In fact, high-cut trousers aren’t just extremely elegant – just look at any picture of Cary Grant from back in the day to work that one out – but, being pleated and relatively loose, they’re also exceedingly comfortable. While a high-waisted cut looks positively eccentric with a business suit now, attending a wedding or a race event in a morning suit gives you a rare opportunity to sport it.

However, such opportunities do need to be handled with care. Avoid, for instance, wearing a cravat, however much wedding hire shops encourage it. Leave aside those high wing collars as well, along with garish waistcoats – smartness is about understatement, and being suave requires looking effortless. It’s the bride’s outfit that should be turning heads, after all.

“You need to avoid anything that remotely resembles something from Spandau Ballet,” says Sargent, pointing out that the look has been adapted for modern times, rather than being stuck in some foppish pastiche of the past. A normal shirt – white, blue or with a light check – and a smart, unfussy tie are fine, though a little bit of detail in the waistcoat goes a long way.

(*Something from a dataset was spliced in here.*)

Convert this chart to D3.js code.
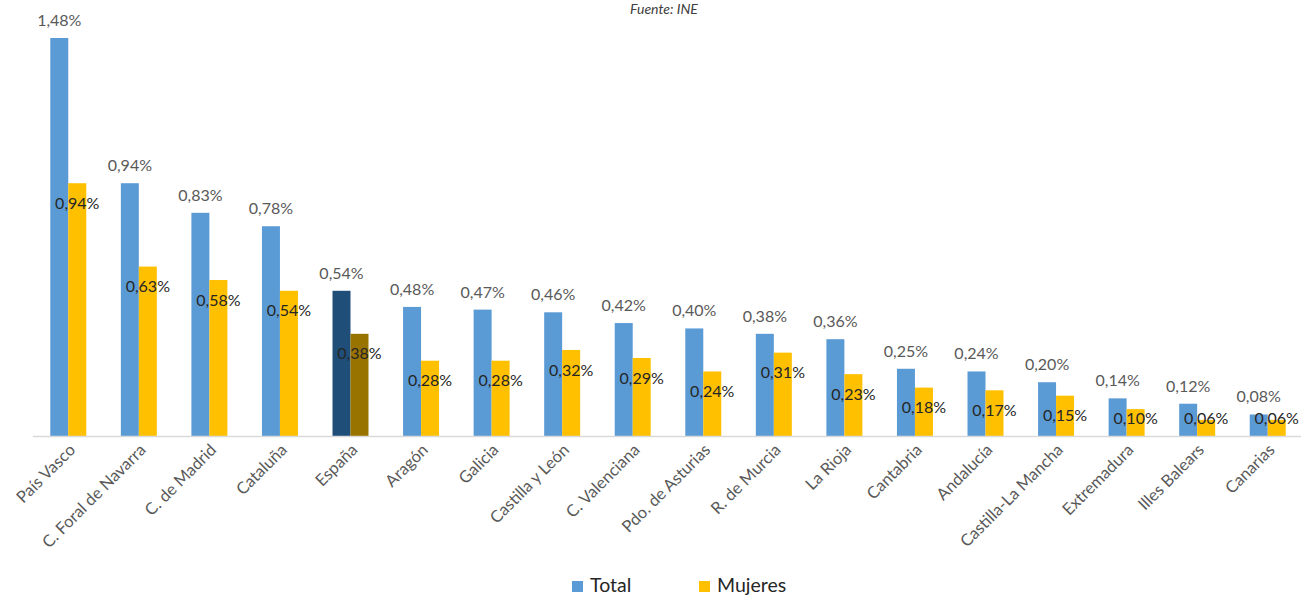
<!DOCTYPE html>
<html>
<head>
<meta charset="utf-8">
<script src="https://cdn.jsdelivr.net/npm/d3@7"></script>
<style>
  html, body { margin: 0; padding: 0; background: #fff; }
  svg { display: block; font-family: Lato, "Open Sans", sans-serif; }
</style>
</head>
<body>
<svg id="chart" width="1301" height="597"></svg>
<script>
// Comunidades autónomas, ordered by the total share
const categories = ["País Vasco", "C. Foral de Navarra", "C. de Madrid", "Cataluña", "España",
  "Aragón", "Galicia", "Castilla y León", "C. Valenciana", "Pdo. de Asturias", "R. de Murcia",
  "La Rioja", "Cantabria", "Andalucía", "Castilla-La Mancha", "Extremadura", "Illes Balears", "Canarias"];
const totalValues = [1.48, 0.94, 0.83, 0.78, 0.54, 0.48, 0.47, 0.46, 0.42, 0.40, 0.38, 0.36, 0.25, 0.24, 0.20, 0.14, 0.12, 0.08];
const mujeresValues = [0.94, 0.63, 0.58, 0.54, 0.38, 0.28, 0.28, 0.32, 0.29, 0.24, 0.31, 0.23, 0.18, 0.17, 0.15, 0.10, 0.06, 0.06];
const seriesNames = ["Total", "Mujeres"];
const sourceNote = "Fuente: INE";
const highlighted = "España";

const colors = { Total: "#5B9BD5", Mujeres: "#FFC000" };
const highlightColors = { Total: "#1F4E79", Mujeres: "#997300" };

const svg = d3.select("#chart");
const baseY = 436;
const fmt = v => d3.format(".2f")(v).replace(".", ",") + "%";

const x0 = d3.scaleBand().domain(categories).range([33, 1303]).paddingInner(0.49).paddingOuter(0.245);
const x1 = d3.scaleBand().domain(seriesNames).range([0, x0.bandwidth()]);
const y = d3.scaleLinear().domain([0, 1.48]).range([baseY, 38]);

const rows = categories.map((c, i) => ({ cat: c, Total: totalValues[i], Mujeres: mujeresValues[i] }));

// Source note
svg.append("text").attr("x", 664).attr("y", 14).attr("text-anchor", "middle")
  .attr("font-style", "italic").attr("font-size", 14).attr("fill", "#404040").text(sourceNote);

// Bars
const groups = svg.append("g").selectAll("g").data(rows).join("g")
  .attr("transform", d => `translate(${x0(d.cat)},0)`);

groups.selectAll("rect").data(d => seriesNames.map(s => ({ s, v: d[s], cat: d.cat })))
  .join("rect")
  .attr("x", d => x1(d.s))
  .attr("y", d => y(d.v))
  .attr("width", x1.bandwidth())
  .attr("height", d => baseY - y(d.v))
  .attr("fill", d => d.cat === highlighted ? highlightColors[d.s] : colors[d.s]);

// Axis line
svg.append("line").attr("x1", 33).attr("x2", 1301).attr("y1", baseY + 0.5).attr("y2", baseY + 0.5)
  .attr("stroke", "#d9d9d9").attr("stroke-width", 1.6);

// Total labels above the bars
groups.append("text")
  .attr("x", x1("Total") + x1.bandwidth() / 2)
  .attr("y", d => y(d.Total) - 12)
  .attr("text-anchor", "middle").attr("font-size", 16).attr("fill", "#595959")
  .text(d => fmt(d.Total));

// Mujeres labels inside the bar end, kept above the axis
groups.append("text")
  .attr("x", x1("Mujeres") + x1.bandwidth() / 2)
  .attr("y", d => Math.min(y(d.Mujeres) + 20, 418))
  .attr("dy", "0.35em")
  .attr("text-anchor", "middle").attr("font-size", 16).attr("fill", "#262626")
  .text(d => fmt(d.Mujeres));

// Category labels
svg.append("g").selectAll("text").data(categories).join("text")
  .attr("transform", d => `translate(${x0(d) + x0.bandwidth() / 2 + 8},${baseY + 15}) rotate(-45)`)
  .attr("text-anchor", "end").attr("font-size", 16.5).attr("fill", "#595959")
  .text(d => d);

// Legend
const legend = svg.append("g");
const legendItems = [{ s: "Total", x: 572 }, { s: "Mujeres", x: 699 }];
legend.selectAll("rect").data(legendItems).join("rect")
  .attr("x", d => d.x).attr("y", 581).attr("width", 11).attr("height", 11)
  .attr("fill", d => colors[d.s]);
legend.selectAll("text").data(legendItems).join("text")
  .attr("x", d => d.x + 18).attr("y", 592)
  .attr("font-size", 19.5).attr("fill", "#262626")
  .text(d => d.s);
</script>
</body>
</html>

“I think double-breasted looks a little dandier, and you can have it with peaked lapels to match the coat,” says Sargent. “When you have the coat unbuttoned it still looks really dressy.”

Getting a morning suit cut does cost a lot – at Gieves & Hawkes they start at £5,460. But if you consider it’ll last a lifetime of Ascots and weddings, it’s worth it, particularly when you bear in mind how ill-fitting a hired morning suit is almost bound to look (just check Ed Milliband tomorrow).

“It if doesn’t fit you right, with the buttons in the wrong place, coat at the wrong length, it can look terrible – everything should marry up and look harmonious,” says Sargent. “When you have one made it emphasises the good points and disguises the bad, and it’s an investment you make for years.”